Answer to Question #12078 Submitted to "Ask the Experts"

Category: Radiation Basics — Radiation Quantities and Units

The following question was answered by an expert in the appropriate field:

Q

I'm currently trying to compare two results using different quantities for radiation. One uses equivalent dose, i.e., absorbed dose with a radiation-weighting factor. The other one uses ambient dose equivalent, which to my understanding is the dose from an expanded radiation field to a point at a depth of 1 centimeter (cm) in the International Commission on Radiation Units and Measurements (ICRU) phantom.

I'm not sure how to go from one of these results to the other, and they also differ by several orders of magnitude, with ambient dose equivalent being the larger quantity. Is this because it takes the radiation from a point to a whole 30-cm-diameter sphere (the ICRU phantom), resulting in a dose over a larger area, while the equivalent dose just takes the dose in a point?

Another thing to point out is that I'm looking at the dose from electrons, neutrons, and photons separately, but the two quantities (equivalent dose and ambient dose equivalent) differ by different amounts for different particle types, especially for photons. I can't understand the reason for this.

A

Unfortunately, there is no simple analytical expression that describes the relationship between ambient dose equivalent and equivalent dose. The relative magnitudes of the two quantities depend on the types of incident radiation; the energies of the radiations; the characteristics of the target tissue for which the equivalent dose is evaluated, including such things as its mass and its location in the body; the geometry of the radiation field; and the orientation of the body in the field.

Your observation that differences may be associated with dose being evaluated over a larger area for the ambient dose equivalent vs. equivalent dose being evaluated at a point is not accurate. The ambient dose equivalent is evaluated at a specific point in the tissue-equivalent phantom; the dose at the point is affected by all radiation, direct or scattered, in the sphere that reaches the dose point. The equivalent dose may sometimes be determined at a point but is most often determined by averaging dose over the mass of a receptor tissue of interest in the medium of interest. When the body is simulated by an appropriate phantom, the locations of the respective dose receptor point (or points) and mass of interest are typically different.

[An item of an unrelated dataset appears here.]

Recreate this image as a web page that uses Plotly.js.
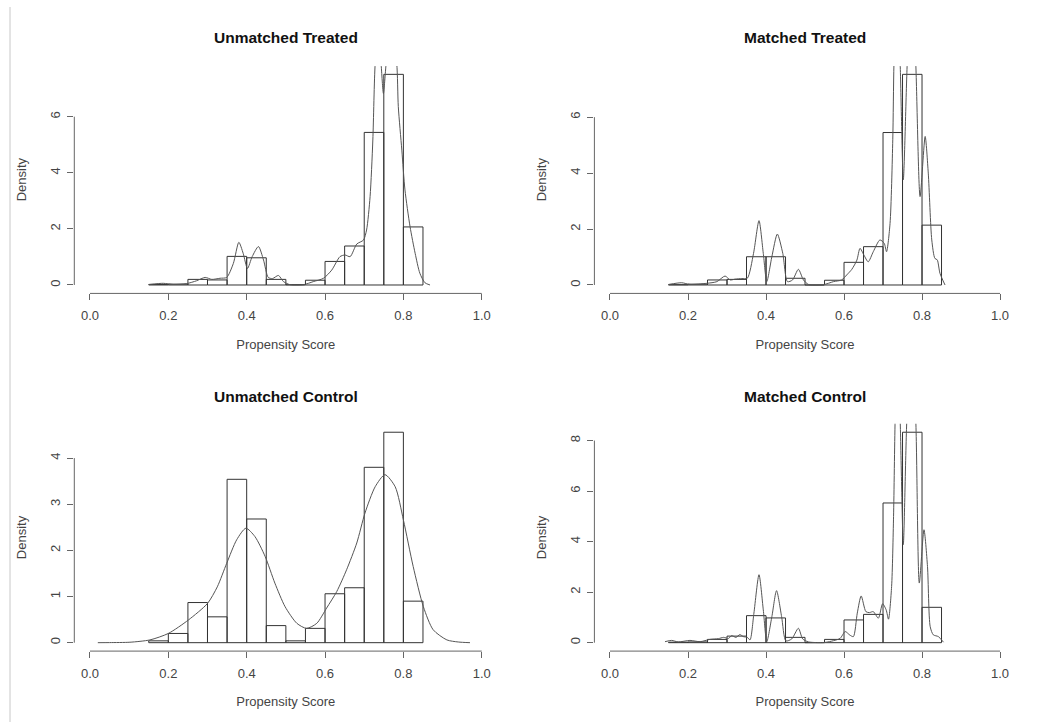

The equivalent dose to a particular tissue is calculated by taking into account the direct radiation that penetrates to the target tissue, as well as the radiation that scatters in the body (simulated by an appropriate phantom for calculational purposes) and reaches the target tissue. The ambient dose equivalent, a quantity originally intended by the ICRU to be used in calibration of field instruments, as you imply, makes an artificial geometric correction to the radiation field so that all photons appear uniformly aligned so as to be unidirectional; the dose is evaluated at a point 1 cm below the surface of a 30-cm-diameter tissue-equivalent sphere and along a radius opposed to the direction of the incident field. The calculation of dose at the point includes the effects of direct and scattered radiation in the sphere. Fluence-to-dose conversion factors have also been determined by some authors for cylindrical phantoms. The two quantities being considered, equivalent dose and ambient dose equivalent are then quite different. One of the greatest factors contributing to differences between the two is the depth of the tissue of interest in the body for estimating the equivalent dose.

For example, if one were concerned with 25 kiloelectronvolt (keV) photons incident normally as a broad beam on the front side of a typical woman, the equivalent dose to the ovaries would be about 10 times less than would be the ambient dose equivalent. If the body were actually exposed to a planar isotropic source rather than a broad parallel beam, the equivalent dose would be an additional factor of two to three times lower than the ambient dose equivalent. If we replaced the 25 keV photons with 1 megaelectronvolt (MeV) photons having the same broad parallel-beam geometry, the equivalent dose to the ovaries would be within roughly 20% of the ambient dose equivalent, and the plane isotropic source equivalent dose would likely be within 10–15% of the broad beam equivalent dose. At the higher photon energy there is much less attenuation of photons that penetrate the body before reaching the ovaries.

The differences noted between ambient dose equivalent and equivalent dose for other radiations may be greater or less than those for photons, depending on the type and energy of the radiations, as well as on possible geometric variations.